- **WHAT YOU WILL DO**
Beneath this task is a listing; retype all of it exactly.

- **SUPPLIED MATERIAL**

^^^^

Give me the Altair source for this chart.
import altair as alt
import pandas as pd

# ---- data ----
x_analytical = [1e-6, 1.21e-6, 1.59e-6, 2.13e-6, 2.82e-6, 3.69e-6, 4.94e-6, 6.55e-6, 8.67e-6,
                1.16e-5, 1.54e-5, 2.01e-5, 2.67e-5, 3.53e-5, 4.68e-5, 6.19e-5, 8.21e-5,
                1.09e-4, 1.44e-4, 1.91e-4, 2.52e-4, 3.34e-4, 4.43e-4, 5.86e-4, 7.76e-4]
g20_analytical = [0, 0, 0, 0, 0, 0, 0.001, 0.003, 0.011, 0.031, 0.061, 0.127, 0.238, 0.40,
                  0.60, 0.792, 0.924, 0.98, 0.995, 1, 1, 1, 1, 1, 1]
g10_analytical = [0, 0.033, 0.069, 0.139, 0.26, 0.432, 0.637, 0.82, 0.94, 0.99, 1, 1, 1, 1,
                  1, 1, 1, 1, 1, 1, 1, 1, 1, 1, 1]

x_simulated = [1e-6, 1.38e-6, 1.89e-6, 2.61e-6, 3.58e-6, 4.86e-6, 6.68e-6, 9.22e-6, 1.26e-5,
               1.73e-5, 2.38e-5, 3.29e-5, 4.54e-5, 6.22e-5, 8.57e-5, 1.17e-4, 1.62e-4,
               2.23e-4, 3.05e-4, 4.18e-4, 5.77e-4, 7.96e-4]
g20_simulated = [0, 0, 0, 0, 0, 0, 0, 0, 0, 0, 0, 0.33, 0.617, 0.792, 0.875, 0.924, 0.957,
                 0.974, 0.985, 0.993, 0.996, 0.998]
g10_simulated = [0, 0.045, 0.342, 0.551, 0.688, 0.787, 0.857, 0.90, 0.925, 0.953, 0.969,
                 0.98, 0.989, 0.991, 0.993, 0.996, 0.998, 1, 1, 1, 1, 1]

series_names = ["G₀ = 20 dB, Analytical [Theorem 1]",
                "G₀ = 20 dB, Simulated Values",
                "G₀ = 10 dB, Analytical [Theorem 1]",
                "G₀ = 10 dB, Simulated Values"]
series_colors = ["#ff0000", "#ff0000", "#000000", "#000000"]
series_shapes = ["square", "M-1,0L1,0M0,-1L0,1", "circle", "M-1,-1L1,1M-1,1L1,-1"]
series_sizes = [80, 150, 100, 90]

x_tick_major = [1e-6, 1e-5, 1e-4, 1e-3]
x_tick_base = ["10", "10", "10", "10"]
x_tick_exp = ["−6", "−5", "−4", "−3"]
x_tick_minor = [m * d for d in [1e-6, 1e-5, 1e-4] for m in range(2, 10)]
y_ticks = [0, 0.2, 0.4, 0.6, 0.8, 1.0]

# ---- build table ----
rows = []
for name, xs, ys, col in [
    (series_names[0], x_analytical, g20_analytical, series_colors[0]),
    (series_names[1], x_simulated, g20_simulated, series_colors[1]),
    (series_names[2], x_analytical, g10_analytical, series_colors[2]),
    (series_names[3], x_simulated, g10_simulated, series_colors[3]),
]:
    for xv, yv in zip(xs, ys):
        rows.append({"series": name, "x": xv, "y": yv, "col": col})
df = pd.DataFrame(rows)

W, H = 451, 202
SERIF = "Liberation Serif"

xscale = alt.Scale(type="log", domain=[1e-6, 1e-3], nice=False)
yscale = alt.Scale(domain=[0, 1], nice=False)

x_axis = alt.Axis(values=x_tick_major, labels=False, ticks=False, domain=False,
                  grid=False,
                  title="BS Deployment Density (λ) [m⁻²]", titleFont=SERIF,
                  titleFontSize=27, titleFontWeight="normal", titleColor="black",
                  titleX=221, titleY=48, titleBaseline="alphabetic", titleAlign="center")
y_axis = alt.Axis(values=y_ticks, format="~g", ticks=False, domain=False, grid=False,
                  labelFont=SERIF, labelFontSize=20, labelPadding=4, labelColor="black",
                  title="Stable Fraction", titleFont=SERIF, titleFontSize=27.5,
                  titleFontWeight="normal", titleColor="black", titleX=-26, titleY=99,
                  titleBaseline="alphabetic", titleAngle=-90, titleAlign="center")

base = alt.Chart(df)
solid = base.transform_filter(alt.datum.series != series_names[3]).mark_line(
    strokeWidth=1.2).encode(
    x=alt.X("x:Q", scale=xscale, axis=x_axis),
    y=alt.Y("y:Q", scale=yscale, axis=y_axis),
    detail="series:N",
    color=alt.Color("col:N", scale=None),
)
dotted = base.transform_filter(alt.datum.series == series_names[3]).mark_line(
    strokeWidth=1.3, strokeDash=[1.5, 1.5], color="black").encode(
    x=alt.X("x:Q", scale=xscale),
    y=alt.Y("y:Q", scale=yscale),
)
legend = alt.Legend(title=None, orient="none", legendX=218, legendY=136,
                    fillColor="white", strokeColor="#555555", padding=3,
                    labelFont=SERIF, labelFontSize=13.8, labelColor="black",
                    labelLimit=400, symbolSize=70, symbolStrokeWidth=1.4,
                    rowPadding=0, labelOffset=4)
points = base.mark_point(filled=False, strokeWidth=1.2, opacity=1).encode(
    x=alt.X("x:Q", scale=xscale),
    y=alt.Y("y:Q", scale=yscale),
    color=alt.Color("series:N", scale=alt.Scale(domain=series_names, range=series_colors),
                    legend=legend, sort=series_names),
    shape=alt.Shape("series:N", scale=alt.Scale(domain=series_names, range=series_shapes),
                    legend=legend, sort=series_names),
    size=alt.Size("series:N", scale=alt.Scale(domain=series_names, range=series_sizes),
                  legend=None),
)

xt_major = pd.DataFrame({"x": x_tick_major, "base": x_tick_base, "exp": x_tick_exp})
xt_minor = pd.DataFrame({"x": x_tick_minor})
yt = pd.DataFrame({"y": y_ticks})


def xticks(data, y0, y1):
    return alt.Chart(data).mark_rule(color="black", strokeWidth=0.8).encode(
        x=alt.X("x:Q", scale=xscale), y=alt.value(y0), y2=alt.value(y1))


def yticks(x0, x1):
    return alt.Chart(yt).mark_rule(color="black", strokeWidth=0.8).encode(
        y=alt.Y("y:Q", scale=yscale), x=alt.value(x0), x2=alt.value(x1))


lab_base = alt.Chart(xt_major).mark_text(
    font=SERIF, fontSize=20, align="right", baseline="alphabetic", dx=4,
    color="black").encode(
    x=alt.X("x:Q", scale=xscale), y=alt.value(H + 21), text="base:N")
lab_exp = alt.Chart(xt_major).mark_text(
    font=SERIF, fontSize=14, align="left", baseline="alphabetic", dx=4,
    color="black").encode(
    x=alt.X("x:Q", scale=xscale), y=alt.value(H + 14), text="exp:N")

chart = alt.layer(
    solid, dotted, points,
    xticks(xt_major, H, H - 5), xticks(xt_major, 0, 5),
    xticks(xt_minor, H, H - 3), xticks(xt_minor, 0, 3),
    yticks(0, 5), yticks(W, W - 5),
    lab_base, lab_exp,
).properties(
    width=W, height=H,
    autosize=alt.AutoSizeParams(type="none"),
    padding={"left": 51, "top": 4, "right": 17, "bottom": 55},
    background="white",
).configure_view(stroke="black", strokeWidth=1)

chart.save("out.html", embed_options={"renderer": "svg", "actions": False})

^^^^

- **EXERCISE RESULT**
Give me the Altair source for this chart.
import altair as alt
import pandas as pd

# ---- data ----
x_analytical = [1e-6, 1.21e-6, 1.59e-6, 2.13e-6, 2.82e-6, 3.69e-6, 4.94e-6, 6.55e-6, 8.67e-6,
                1.16e-5, 1.54e-5, 2.01e-5, 2.67e-5, 3.53e-5, 4.68e-5, 6.19e-5, 8.21e-5,
                1.09e-4, 1.44e-4, 1.91e-4, 2.52e-4, 3.34e-4, 4.43e-4, 5.86e-4, 7.76e-4]
g20_analytical = [0, 0, 0, 0, 0, 0, 0.001, 0.003, 0.011, 0.031, 0.061, 0.127, 0.238, 0.40,
                  0.60, 0.792, 0.924, 0.98, 0.995, 1, 1, 1, 1, 1, 1]
g10_analytical = [0, 0.033, 0.069, 0.139, 0.26, 0.432, 0.637, 0.82, 0.94, 0.99, 1, 1, 1, 1,
                  1, 1, 1, 1, 1, 1, 1, 1, 1, 1, 1]

x_simulated = [1e-6, 1.38e-6, 1.89e-6, 2.61e-6, 3.58e-6, 4.86e-6, 6.68e-6, 9.22e-6, 1.26e-5,
               1.73e-5, 2.38e-5, 3.29e-5, 4.54e-5, 6.22e-5, 8.57e-5, 1.17e-4, 1.62e-4,
               2.23e-4, 3.05e-4, 4.18e-4, 5.77e-4, 7.96e-4]
g20_simulated = [0, 0, 0, 0, 0, 0, 0, 0, 0, 0, 0, 0.33, 0.617, 0.792, 0.875, 0.924, 0.957,
                 0.974, 0.985, 0.993, 0.996, 0.998]
g10_simulated = [0, 0.045, 0.342, 0.551, 0.688, 0.787, 0.857, 0.90, 0.925, 0.953, 0.969,
                 0.98, 0.989, 0.991, 0.993, 0.996, 0.998, 1, 1, 1, 1, 1]

series_names = ["G₀ = 20 dB, Analytical [Theorem 1]",
                "G₀ = 20 dB, Simulated Values",
                "G₀ = 10 dB, Analytical [Theorem 1]",
                "G₀ = 10 dB, Simulated Values"]
series_colors = ["#ff0000", "#ff0000", "#000000", "#000000"]
series_shapes = ["square", "M-1,0L1,0M0,-1L0,1", "circle", "M-1,-1L1,1M-1,1L1,-1"]
series_sizes = [80, 150, 100, 90]

x_tick_major = [1e-6, 1e-5, 1e-4, 1e-3]
x_tick_base = ["10", "10", "10", "10"]
x_tick_exp = ["−6", "−5", "−4", "−3"]
x_tick_minor = [m * d for d in [1e-6, 1e-5, 1e-4] for m in range(2, 10)]
y_ticks = [0, 0.2, 0.4, 0.6, 0.8, 1.0]

# ---- build table ----
rows = []
for name, xs, ys, col in [
    (series_names[0], x_analytical, g20_analytical, series_colors[0]),
    (series_names[1], x_simulated, g20_simulated, series_colors[1]),
    (series_names[2], x_analytical, g10_analytical, series_colors[2]),
    (series_names[3], x_simulated, g10_simulated, series_colors[3]),
]:
    for xv, yv in zip(xs, ys):
        rows.append({"series": name, "x": xv, "y": yv, "col": col})
df = pd.DataFrame(rows)

W, H = 451, 202
SERIF = "Liberation Serif"

xscale = alt.Scale(type="log", domain=[1e-6, 1e-3], nice=False)
yscale = alt.Scale(domain=[0, 1], nice=False)

x_axis = alt.Axis(values=x_tick_major, labels=False, ticks=False, domain=False,
                  grid=False,
                  title="BS Deployment Density (λ) [m⁻²]", titleFont=SERIF,
                  titleFontSize=27, titleFontWeight="normal", titleColor="black",
                  titleX=221, titleY=48, titleBaseline="alphabetic", titleAlign="center")
y_axis = alt.Axis(values=y_ticks, format="~g", ticks=False, domain=False, grid=False,
                  labelFont=SERIF, labelFontSize=20, labelPadding=4, labelColor="black",
                  title="Stable Fraction", titleFont=SERIF, titleFontSize=27.5,
                  titleFontWeight="normal", titleColor="black", titleX=-26, titleY=99,
                  titleBaseline="alphabetic", titleAngle=-90, titleAlign="center")

base = alt.Chart(df)
solid = base.transform_filter(alt.datum.series != series_names[3]).mark_line(
    strokeWidth=1.2).encode(
    x=alt.X("x:Q", scale=xscale, axis=x_axis),
    y=alt.Y("y:Q", scale=yscale, axis=y_axis),
    detail="series:N",
    color=alt.Color("col:N", scale=None),
)
dotted = base.transform_filter(alt.datum.series == series_names[3]).mark_line(
    strokeWidth=1.3, strokeDash=[1.5, 1.5], color="black").encode(
    x=alt.X("x:Q", scale=xscale),
    y=alt.Y("y:Q", scale=yscale),
)
legend = alt.Legend(title=None, orient="none", legendX=218, legendY=136,
                    fillColor="white", strokeColor="#555555", padding=3,
                    labelFont=SERIF, labelFontSize=13.8, labelColor="black",
                    labelLimit=400, symbolSize=70, symbolStrokeWidth=1.4,
                    rowPadding=0, labelOffset=4)
points = base.mark_point(filled=False, strokeWidth=1.2, opacity=1).encode(
    x=alt.X("x:Q", scale=xscale),
    y=alt.Y("y:Q", scale=yscale),
    color=alt.Color("series:N", scale=alt.Scale(domain=series_names, range=series_colors),
                    legend=legend, sort=series_names),
    shape=alt.Shape("series:N", scale=alt.Scale(domain=series_names, range=series_shapes),
                    legend=legend, sort=series_names),
    size=alt.Size("series:N", scale=alt.Scale(domain=series_names, range=series_sizes),
                  legend=None),
)

xt_major = pd.DataFrame({"x": x_tick_major, "base": x_tick_base, "exp": x_tick_exp})
xt_minor = pd.DataFrame({"x": x_tick_minor})
yt = pd.DataFrame({"y": y_ticks})


def xticks(data, y0, y1):
    return alt.Chart(data).mark_rule(color="black", strokeWidth=0.8).encode(
        x=alt.X("x:Q", scale=xscale), y=alt.value(y0), y2=alt.value(y1))


def yticks(x0, x1):
    return alt.Chart(yt).mark_rule(color="black", strokeWidth=0.8).encode(
        y=alt.Y("y:Q", scale=yscale), x=alt.value(x0), x2=alt.value(x1))


lab_base = alt.Chart(xt_major).mark_text(
    font=SERIF, fontSize=20, align="right", baseline="alphabetic", dx=4,
    color="black").encode(
    x=alt.X("x:Q", scale=xscale), y=alt.value(H + 21), text="base:N")
lab_exp = alt.Chart(xt_major).mark_text(
    font=SERIF, fontSize=14, align="left", baseline="alphabetic", dx=4,
    color="black").encode(
    x=alt.X("x:Q", scale=xscale), y=alt.value(H + 14), text="exp:N")

chart = alt.layer(
    solid, dotted, points,
    xticks(xt_major, H, H - 5), xticks(xt_major, 0, 5),
    xticks(xt_minor, H, H - 3), xticks(xt_minor, 0, 3),
    yticks(0, 5), yticks(W, W - 5),
    lab_base, lab_exp,
).properties(
    width=W, height=H,
    autosize=alt.AutoSizeParams(type="none"),
    padding={"left": 51, "top": 4, "right": 17, "bottom": 55},
    background="white",
).configure_view(stroke="black", strokeWidth=1)

chart.save("out.html", embed_options={"renderer": "svg", "actions": False})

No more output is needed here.